The handbook has become an underground hit among senior executives and management thinkers. The Unwritten Rules of Management is part Ben Franklin and part Yogi Berra, with a dash of Confucius thrown in. Jack Welch says there’s something about both the man and his management style that makes the handbook a worthwhile read for any CEO. “It’s a neat little manual, and each of these rules makes sense,” Welch says. “It covers almost everything, and I like Swanson’s feet-on-the-ground approach.”

Here are the rules, written, but without any explanation. Make of them what you will.

  1. Learn to say, “I don’t know.” If used when appropriate, it will be often.
  2. It is easier to get into something than it is to get out of it.
  3. If you are not criticized, you may not be doing much.
  4. Look for what is missing. Many know how to improve what’s there, but few can see what isn’t there.
  5. Viewgraph rule: When something appears on a viewgraph (an overhead transparency), assume the world knows about it, and deal with it accordingly.
  6. Work for a boss with whom you are comfortable telling it like it is. Remember that you can’t pick your relatives, but you can pick your boss.
  7. Constantly review developments to make sure that the actual benefits are what they are supposed to be. Avoid Newton’s Law.
  8. However menial and trivial your early assignments may appear, give them your best efforts.
  9. Persistence or tenacity is the disposition to persevere in spite of difficulties, discouragement, or indifference. Don’t be known as a good starter but a poor finisher.
  10. In completing a project, don’t wait for others; go after them, and make sure it gets done.
  11. Confirm your instructions and the commitments of others in writing. Don’t assume it will get done!
  12. Don’t be timid; speak up. Express yourself, and promote your ideas.
  13. Practice shows that those who speak the most knowingly and confidently often end up with the assignment to get it done.

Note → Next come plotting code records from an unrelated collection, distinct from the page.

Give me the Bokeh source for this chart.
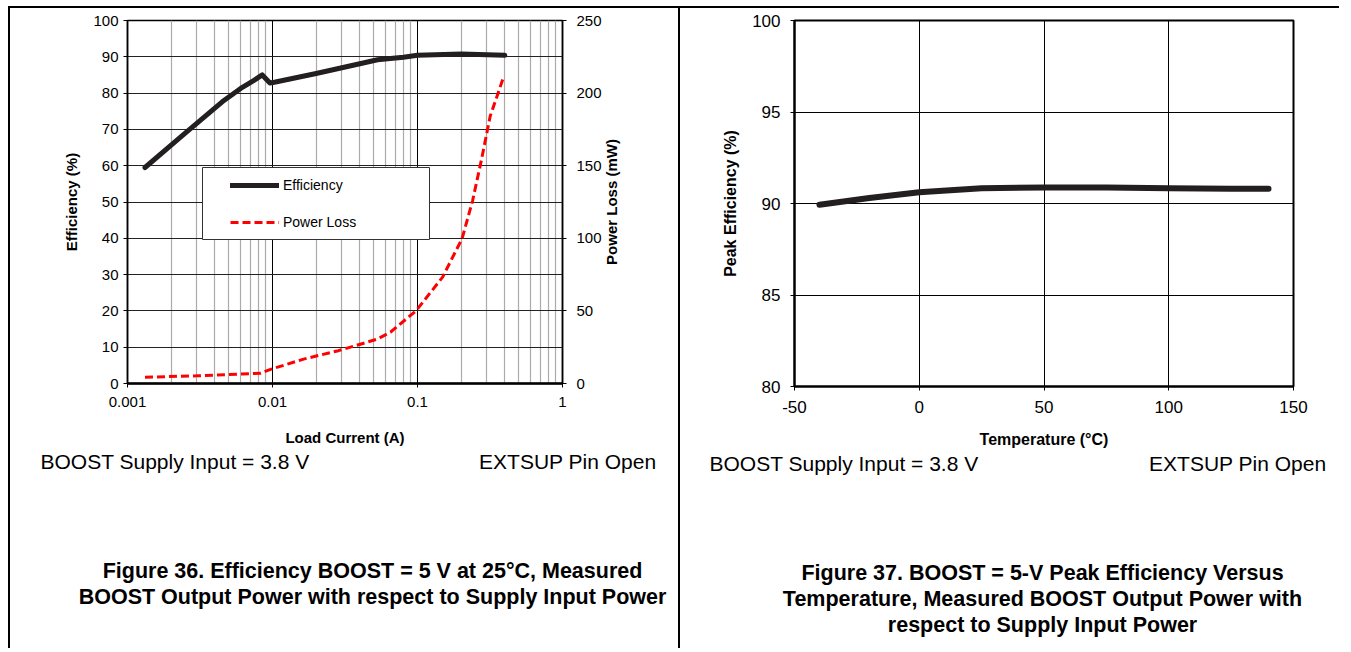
import math
from bokeh.plotting import figure
from bokeh.models import (Range1d, LinearAxis, FixedTicker, PrintfTickFormatter,
                          Label, Legend, LegendItem, BoxAnnotation, Spacer)
from bokeh.layouts import row, column
from bokeh.embed import file_html
from bokeh.resources import INLINE

# ---------------- data ----------------
load_current_eff = [0.00132, 0.0025, 0.0045, 0.0062, 0.0075, 0.0085, 0.0096, 0.0103,
                    0.02, 0.04, 0.053, 0.08, 0.1, 0.2, 0.4]
efficiency = [59.5, 69.0, 77.6, 81.6, 83.6, 85.0, 82.8, 83.0,
              85.4, 88.1, 89.2, 89.9, 90.4, 90.8, 90.4]

load_current_loss = [0.00132, 0.003, 0.0083, 0.0098, 0.0164, 0.0285, 0.053,
                     0.065, 0.098, 0.149, 0.203, 0.24, 0.276, 0.317, 0.389]
power_loss = [4.3, 5.3, 7.1, 9.9, 16.8, 22.6, 30.6,
              35.3, 50.2, 73.3, 99.8, 126, 154, 184, 210]

temperature = [-40, -20, 0, 25, 50, 75, 100, 125, 140]
peak_efficiency = [89.93, 90.3, 90.62, 90.83, 90.88, 90.87, 90.84, 90.81, 90.8]

current_ticks = [0.001, 0.01, 0.1, 1]
eff_ticks = [0, 10, 20, 30, 40, 50, 60, 70, 80, 90, 100]
loss_ticks = [0, 50, 100, 150, 200, 250]
temp_ticks = [-50, 0, 50, 100, 150]
peak_ticks = [80, 85, 90, 95, 100]

FONT = "Liberation Sans"
BORDER = 2
PAGE_X0, PAGE_Y0 = 8, 6          # outer table lines
MID_X = 680                       # middle table line
RIGHT_X = 1343
CANVAS_TOP = PAGE_Y0 + BORDER     # 8
SPLIT_Y = 450                     # chart / text boundary
PAGE_BOTTOM = 650
LOSS_LABEL_X0 = 606               # start of the strip holding the right axis title
BSTYLE = "2px solid black"
NOTE_SIZE = "21px"
CAPTION_SIZE = "21.5px"


def no_align(p):
    if "frame_align" in p.properties():
        p.frame_align = False


def blank_panel(x0, x1, y0, y1, styles):
    t = figure(width=x1 - x0, height=y1 - y0,
               x_range=Range1d(x0, x1), y_range=Range1d(y1, y0),
               output_backend="svg", toolbar_location=None,
               x_axis_location=None, y_axis_location=None, min_border=0,
               styles=styles)
    no_align(t)
    t.grid.visible = False
    t.outline_line_color = None
    return t


def add_text(t, x, y, text, align, size, bold=False, angle=0):
    t.add_layout(Label(x=x, y=y, text=text, text_align=align, text_baseline="middle",
                       text_font=FONT, text_font_size=size, text_color="black",
                       angle=angle,
                       text_font_style="bold" if bold else "normal"))


# ---------------- left chart ----------------
F1L, F1R, F1T, F1B = 127, 562, 20, 383
C1X = PAGE_X0 + BORDER

p1 = figure(width=LOSS_LABEL_X0 - C1X, height=SPLIT_Y - CANVAS_TOP, x_axis_type="log",
            x_range=(0.001, 1), y_range=(0, 100),
            output_backend="svg", toolbar_location=None,
            min_border_left=F1L - C1X, min_border_right=LOSS_LABEL_X0 - F1R,
            min_border_top=F1T - CANVAS_TOP, min_border_bottom=SPLIT_Y - F1B,
            styles={"border-left": BSTYLE, "border-top": BSTYLE})
no_align(p1)
p1.extra_y_ranges = {"loss": Range1d(0, 250)}
p1.outline_line_color = "black"
p1.outline_line_width = 1.5

minor = [m * d for d in [0.001, 0.01, 0.1] for m in range(2, 10)]
p1.xaxis.ticker = FixedTicker(ticks=current_ticks, minor_ticks=minor)
p1.xaxis.formatter = PrintfTickFormatter(format="%g")
p1.yaxis.ticker = FixedTicker(ticks=eff_ticks)
p1.xgrid.grid_line_color = "black"
p1.xgrid.grid_line_width = 1
p1.xgrid.minor_grid_line_color = "#ababab"
p1.xgrid.minor_grid_line_width = 1.2
p1.ygrid.grid_line_color = "#222222"
p1.ygrid.grid_line_width = 1.2

ax_r = LinearAxis(y_range_name="loss", ticker=FixedTicker(ticks=loss_ticks))
p1.add_layout(ax_r, "right")

p1.xaxis.axis_label = "Load Current (A)"
p1.yaxis[0].axis_label = "Efficiency (%)"

for ax in p1.xaxis + p1.yaxis:
    ax.major_label_text_font = FONT
    ax.major_label_text_font_size = "15px"
    ax.major_label_text_color = "black"
    ax.axis_label_text_font = FONT
    ax.axis_label_text_font_size = "15px"
    ax.axis_label_text_font_style = "bold"
    ax.axis_label_text_color = "black"
    ax.major_tick_in = 0
    ax.major_tick_out = 4
    ax.major_tick_line_color = "black"
    ax.minor_tick_line_color = None
    ax.axis_line_color = "black"
    ax.axis_line_width = 1.5

p1.xaxis.major_label_standoff = 9
p1.xaxis.axis_label_standoff = 19
p1.xaxis.axis_line_width = 2.5
p1.yaxis[0].major_label_standoff = 5
p1.yaxis[0].axis_label_standoff = 10
ax_r.major_label_standoff = 10

r_eff = p1.line(load_current_eff, efficiency, line_color="#231f20", line_width=5,
                line_join="round", line_cap="round")
r_loss = p1.line(load_current_loss, power_loss, y_range_name="loss", line_color="#ff0000",
                 line_width=3, line_dash="8 4")

box = BoxAnnotation(left=202 - F1L, right=429 - F1L, top=F1B - 167, bottom=F1B - 239,
                    left_units="screen", right_units="screen", top_units="screen",
                    bottom_units="screen", fill_color="white", fill_alpha=1,
                    line_color="#333333", line_width=1, line_alpha=1)
p1.add_layout(box)
legend = Legend(items=[LegendItem(label="Efficiency", renderers=[r_eff]),
                       LegendItem(label="Power Loss", renderers=[r_loss])],
                location=(230 - F1L, F1B - 232), padding=0, margin=0, spacing=17,
                glyph_width=49, glyph_height=20, label_height=20, label_standoff=4,
                label_text_font=FONT, label_text_font_size="14px",
                label_text_color="black", background_fill_alpha=0,
                border_line_color=None)
p1.add_layout(legend)

# strip to the right of the left chart carrying the secondary axis title
s1 = blank_panel(LOSS_LABEL_X0, MID_X, CANVAS_TOP, SPLIT_Y, {"border-top": BSTYLE})
add_text(s1, 613, (F1T + F1B) / 2, "Power Loss (mW)", "center", "15px", True,
         angle=math.pi / 2)

# ---------------- right chart ----------------
F2L, F2R, F2T, F2B = 796, 1295, 20, 386
C2X = MID_X + BORDER
W2 = RIGHT_X - C2X

p2 = figure(width=W2, height=SPLIT_Y - CANVAS_TOP, x_range=(-50, 150), y_range=(80, 100),
            output_backend="svg", toolbar_location=None,
            min_border_left=F2L - C2X, min_border_right=RIGHT_X - F2R,
            min_border_top=F2T - CANVAS_TOP, min_border_bottom=SPLIT_Y - F2B,
            styles={"border-left": BSTYLE, "border-top": BSTYLE})
no_align(p2)
p2.outline_line_color = "black"
p2.outline_line_width = 2
p2.xaxis.ticker = FixedTicker(ticks=temp_ticks)
p2.xaxis.formatter = PrintfTickFormatter(format="%d")
p2.yaxis.ticker = FixedTicker(ticks=peak_ticks)
p2.xgrid.grid_line_color = "black"
p2.ygrid.grid_line_color = "black"
p2.xgrid.grid_line_width = 1
p2.ygrid.grid_line_width = 1
p2.xaxis.axis_label = "Temperature (°C)"
p2.yaxis.axis_label = "Peak Efficiency (%)"
for ax in p2.xaxis + p2.yaxis:
    ax.major_label_text_font = FONT
    ax.major_label_text_font_size = "17px"
    ax.major_label_text_color = "black"
    ax.axis_label_text_font = FONT
    ax.axis_label_text_font_size = "16px"
    ax.axis_label_text_font_style = "bold"
    ax.axis_label_text_color = "black"
    ax.major_tick_in = 0
    ax.major_tick_out = 4
    ax.major_tick_line_color = "black"
    ax.minor_tick_line_color = None
    ax.axis_line_color = "black"
    ax.axis_line_width = 2
p2.xaxis.major_label_standoff = 10
p2.xaxis.axis_label_standoff = 15
p2.yaxis.major_label_standoff = 10
p2.yaxis.axis_label_standoff = 10

p2.line(temperature, peak_efficiency, line_color="#231f20", line_width=6,
        line_join="round", line_cap="round")

# ---------------- text panels (page pixel coordinates) ----------------
t1 = blank_panel(C1X, MID_X, SPLIT_Y, PAGE_BOTTOM, {"border-left": BSTYLE})
add_text(t1, 40, 463, "BOOST Supply Input = 3.8 V", "left", NOTE_SIZE)
add_text(t1, 656, 463, "EXTSUP Pin Open", "right", NOTE_SIZE)
add_text(t1, 372, 572, "Figure 36. Efficiency BOOST = 5 V at 25°C, Measured",
         "center", CAPTION_SIZE, True)
add_text(t1, 372, 598, "BOOST Output Power with respect to Supply Input Power",
         "center", CAPTION_SIZE, True)

t2 = blank_panel(C2X, RIGHT_X, SPLIT_Y, PAGE_BOTTOM, {"border-left": BSTYLE})
add_text(t2, 711, 465, "BOOST Supply Input = 3.8 V", "left", NOTE_SIZE)
add_text(t2, 1328, 465, "EXTSUP Pin Open", "right", NOTE_SIZE)
add_text(t2, 1044, 574, "Figure 37. BOOST = 5-V Peak Efficiency Versus",
         "center", CAPTION_SIZE, True)
add_text(t2, 1044, 600, "Temperature, Measured BOOST Output Power with",
         "center", CAPTION_SIZE, True)
add_text(t2, 1044, 626, "respect to Supply Input Power", "center", CAPTION_SIZE, True)

left_col = column(row(p1, s1, spacing=0), t1, spacing=0)
right_col = column(p2, t2, spacing=0)
page = column(Spacer(height=PAGE_Y0),
              row(Spacer(width=PAGE_X0), left_col, right_col, spacing=0),
              spacing=0)
open("out.html", "w").write(file_html(page, INLINE))
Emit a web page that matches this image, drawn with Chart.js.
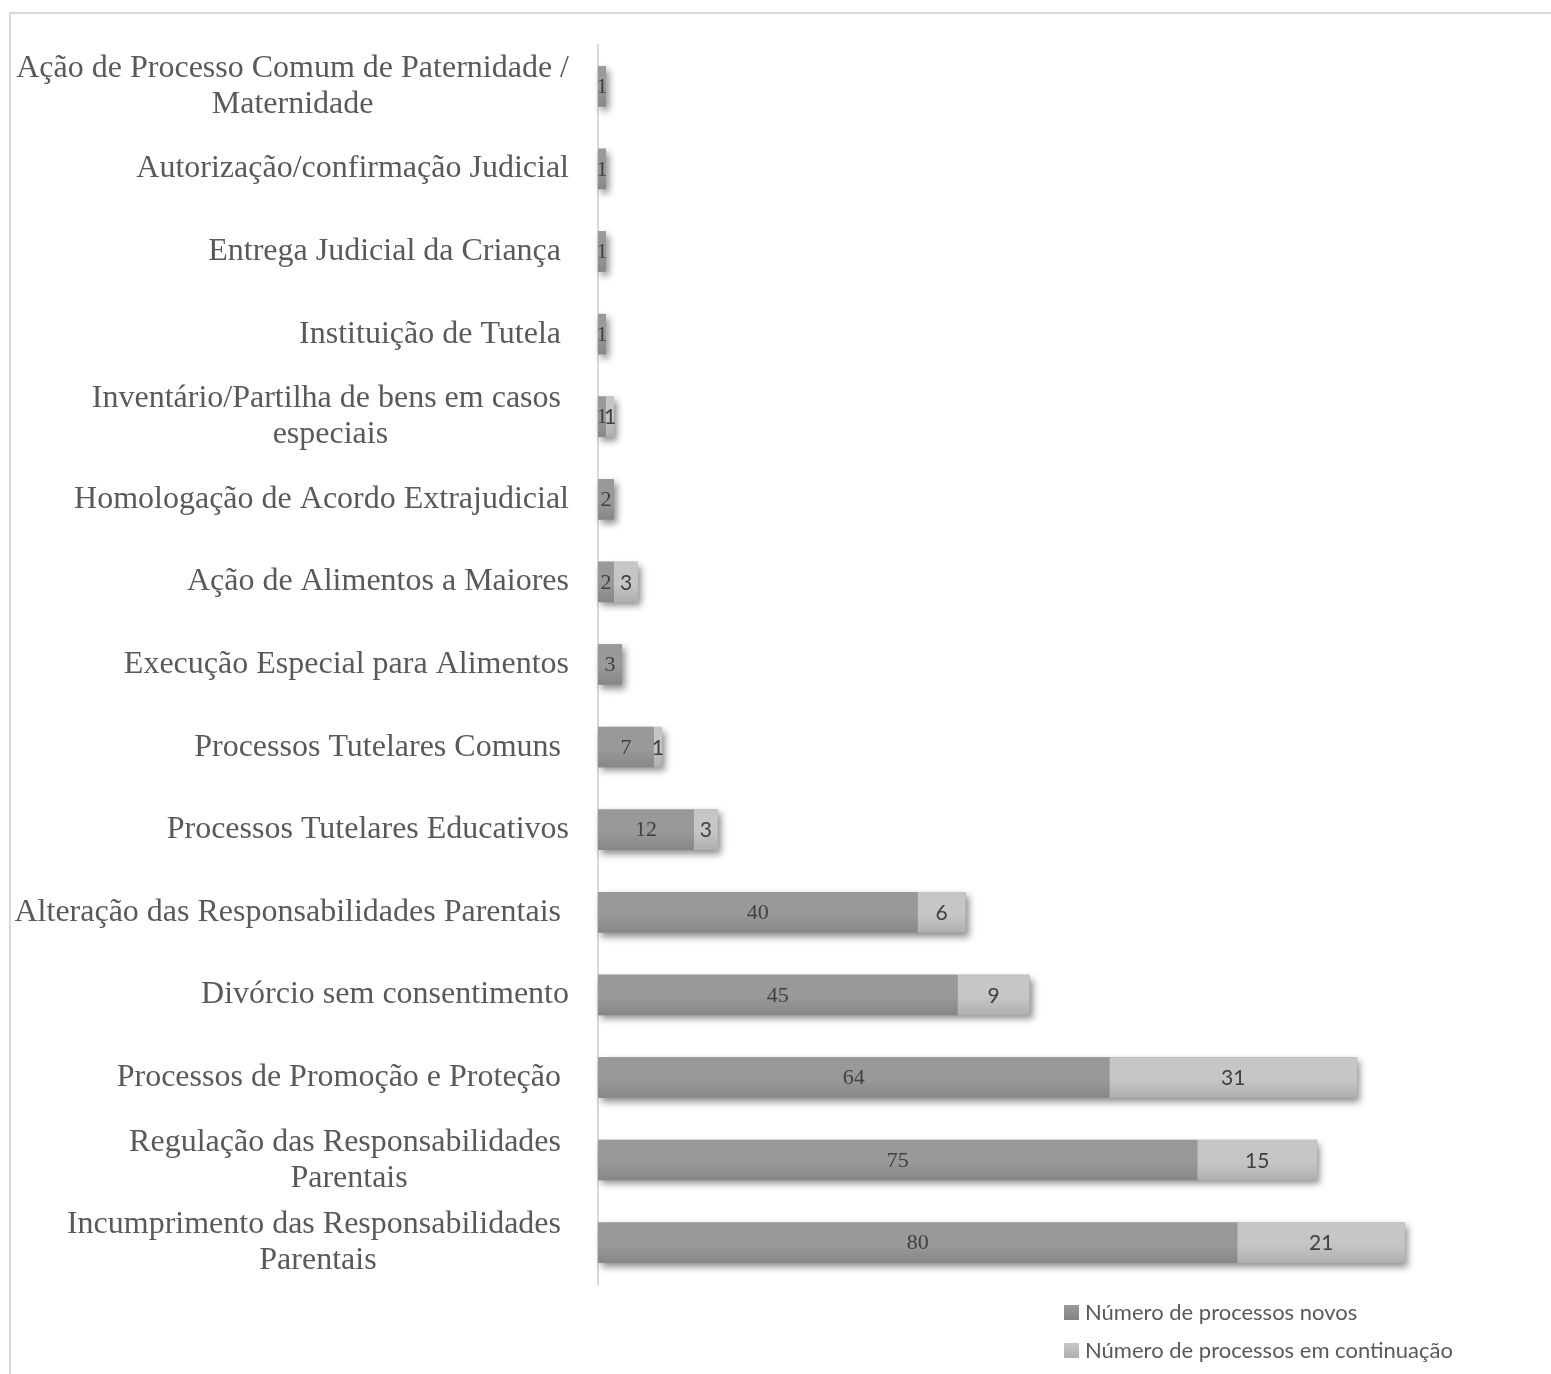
<!DOCTYPE html>
<html>
<head>
<meta charset="utf-8">
<title>Processos</title>
<script src="https://cdn.jsdelivr.net/npm/chart.js@4.4.1/dist/chart.umd.min.js"></script>
<style>
  html, body { margin: 0; padding: 0; background: #fff; }
  #wrap { position: relative; width: 1551px; height: 1374px; }
  #moldura { position: absolute; left: 9px; top: 12px; right: 0; bottom: 0;
    border-top: 2px solid #d9d9d9; border-left: 2px solid #d9d9d9; }
  #grafico { position: absolute; left: 0; top: 0; }
</style>
</head>
<body>
<div id="wrap">
  <div id="moldura"></div>
  <canvas id="grafico" width="1551" height="1374"></canvas>
</div>
<script>
const categorias = [
  ['Ação de Processo Comum de Paternidade /', 'Maternidade'],
  ['Autorização/confirmação Judicial'],
  ['Entrega Judicial da Criança '],
  ['Instituição de Tutela '],
  ['Inventário/Partilha de bens em casos ', 'especiais'],
  ['Homologação de Acordo Extrajudicial'],
  ['Ação de Alimentos a Maiores'],
  ['Execução Especial para Alimentos'],
  ['Processos Tutelares Comuns '],
  ['Processos Tutelares Educativos'],
  ['Alteração das Responsabilidades Parentais '],
  ['Divórcio sem consentimento'],
  ['Processos de Promoção e Proteção '],
  ['Regulação das Responsabilidades ', 'Parentais'],
  ['Incumprimento das Responsabilidades ', 'Parentais']
];
const novos = [1, 1, 1, 1, 1, 2, 2, 3, 7, 12, 40, 45, 64, 75, 80];
const continuacao = [null, null, null, null, 1, null, 3, null, 1, 3, 6, 9, 31, 15, 21];
const nomesSeries = ['Número de processos novos', 'Número de processos em continuação'];

// gradiente vertical de cada barra
function gradiente(topo, base) {
  return function(c) {
    const chart = c.chart;
    const y = chart.scales && chart.scales.y;
    if (!chart.chartArea || !y || y.getPixelForValue(c.dataIndex) == null) return base;
    const meio = y.getPixelForValue(c.dataIndex);
    const g = chart.ctx.createLinearGradient(0, meio - 20, 0, meio + 20);
    g.addColorStop(0, topo);
    g.addColorStop(0.55, topo);
    g.addColorStop(1, base);
    return g;
  };
}

// sombra por baixo de cada pilha
const sombra = {
  id: 'sombra',
  beforeDatasetsDraw(chart) {
    const ctx = chart.ctx;
    const metas = chart.getSortedVisibleDatasetMetas();
    ctx.save();
    ctx.shadowColor = 'rgba(0,0,0,0.45)';
    ctx.shadowBlur = 7;
    ctx.shadowOffsetX = 3;
    ctx.shadowOffsetY = 4;
    ctx.fillStyle = '#999';
    for (let i = 0; i < categorias.length; i++) {
      let esq = Infinity, dir = -Infinity, y = 0, h = 0;
      metas.forEach(function(m) {
        const el = m.data[i];
        const v = chart.data.datasets[m.index].data[i];
        if (!el || v == null) return;
        esq = Math.min(esq, el.base, el.x);
        dir = Math.max(dir, el.base, el.x);
        y = el.y; h = el.height;
      });
      if (dir > esq) ctx.fillRect(esq, y - h / 2, dir - esq, h);
    }
    ctx.restore();
  }
};

// valores dentro das barras
const rotulos = {
  id: 'rotulos',
  afterDatasetsDraw(chart) {
    const ctx = chart.ctx;
    ctx.save();
    ctx.textAlign = 'center';
    ctx.textBaseline = 'middle';
    ctx.fillStyle = '#404040';
    chart.data.datasets.forEach(function(ds, d) {
      const meta = chart.getDatasetMeta(d);
      ctx.font = d === 0 ? '22px "Liberation Serif", serif' : '21px Lato, sans-serif';
      meta.data.forEach(function(el, i) {
        const v = ds.data[i];
        if (v == null) return;
        ctx.fillText(String(v), (el.x + el.base) / 2, el.y + 1);
      });
    });
    ctx.restore();
  }
};

// nomes das categorias e legenda
const textos = {
  id: 'textos',
  afterDraw(chart) {
    const ctx = chart.ctx;
    const y = chart.scales.y;
    ctx.save();
    ctx.font = '32px "Liberation Serif", serif';
    ctx.fillStyle = '#595959';
    ctx.textAlign = 'center';
    ctx.textBaseline = 'middle';
    const direita = y.right - 29;
    const alturaLinha = 36;
    categorias.forEach(function(linhas, i) {
      const larg = Math.max.apply(null, linhas.map(function(l) { return ctx.measureText(l).width; }));
      const cx = direita - larg / 2;
      const cy = y.getPixelForValue(i);
      const y0 = cy - (linhas.length - 1) * alturaLinha / 2;
      linhas.forEach(function(l, k) { ctx.fillText(l, cx, y0 + k * alturaLinha); });
    });

    // legenda
    ctx.font = '22px Lato, sans-serif';
    ctx.textAlign = 'left';
    const cores = [['#9a9a9a', '#858585'], ['#c8c8c8', '#b0b0b0']];
    nomesSeries.forEach(function(nome, k) {
      const ly = 1312 + k * 38;
      const g = ctx.createLinearGradient(0, ly - 7, 0, ly + 7);
      g.addColorStop(0, cores[k][0]);
      g.addColorStop(1, cores[k][1]);
      ctx.fillStyle = g;
      ctx.fillRect(1064, ly - 7, 15, 15);
      ctx.fillStyle = '#595959';
      ctx.fillText(nome, 1085, ly + 1);
    });
    ctx.restore();
  }
};

new Chart(document.getElementById('grafico'), {
  type: 'bar',
  data: {
    labels: categorias.map(function(l) { return l.join(' '); }),
    datasets: [{
      label: nomesSeries[0],
      data: novos,
      backgroundColor: gradiente('#999999', '#878787'),
      barPercentage: 0.49,
      categoryPercentage: 1
    }, {
      label: nomesSeries[1],
      data: continuacao,
      backgroundColor: gradiente('#c6c6c6', '#afafaf'),
      barPercentage: 0.49,
      categoryPercentage: 1
    }]
  },
  options: {
    indexAxis: 'y',
    responsive: false,
    animation: false,
    layout: { padding: { left: 598, top: 45, right: 74, bottom: 90 } },
    plugins: { legend: { display: false }, tooltip: { enabled: false } },
    scales: {
      x: { stacked: true, display: false, min: 0, max: 110 },
      y: {
        stacked: true,
        ticks: { display: false },
        grid: { display: false, drawTicks: false },
        border: { display: true, color: '#d9d9d9', width: 2 }
      }
    }
  },
  plugins: [sombra, rotulos, textos]
});
</script>
</body>
</html>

  14. Strive for brevity and clarity in oral and written reports.
  15. Be extremely careful of the accuracy of your statements.
  16. Don’t overlook the fact that you are working for a boss.
    • Keep him or her informed. Avoid surprises!
    • Whatever the boss wants takes top priority.
  17. Promises, schedules, and estimates are important instruments in a well-ordered business.
    • You must make promises. Don’t lean on the often-used phrase, “I can’t estimate it because it depends upon many uncertain factors.”
  18. Never direct a complaint to the top. A serious offense is to “cc” a person’s boss.
  19. When dealing with outsiders, remember that you represent the company. Be careful of your commitments.
  20. Cultivate the habit of “boiling matters down” to the simplest terms. An elevator speech is the best way.
  21. Don’t get excited in engineering emergencies. Keep your feet on the ground.
  22. Cultivate the habit of making quick, clean-cut decisions.
  23. When making decisions, the pros are much easier to deal with than the cons. Your boss wants to see the cons also.
  24. Don’t ever lose your sense of humor.
  25. Have fun at what you do. It will reflect in your work. No one likes a grump except another grump.
  26. Treat the name of you company as if it were your own.
  27. Beg for the bad news.
  28. You remember 1/3 of what you read, 1/2 of what people tell you, but 100% of what you feel.
  29. You can’t polish a sneaker.
  30. When facing issues or problems that are becoming drawn-out, “short them to the ground.”
  31. When faced with decisions, try to look at them as if you were one level up in the organization. Your perspective will change quickly.
  32. A person who is nice to you but rude to the waiter, or to others, is not a nice person. (This rule never fails).
  33. Never be afraid to try something new. Remember, an amateur built an ark that survived a flood while a large group of professionals built the Titanic.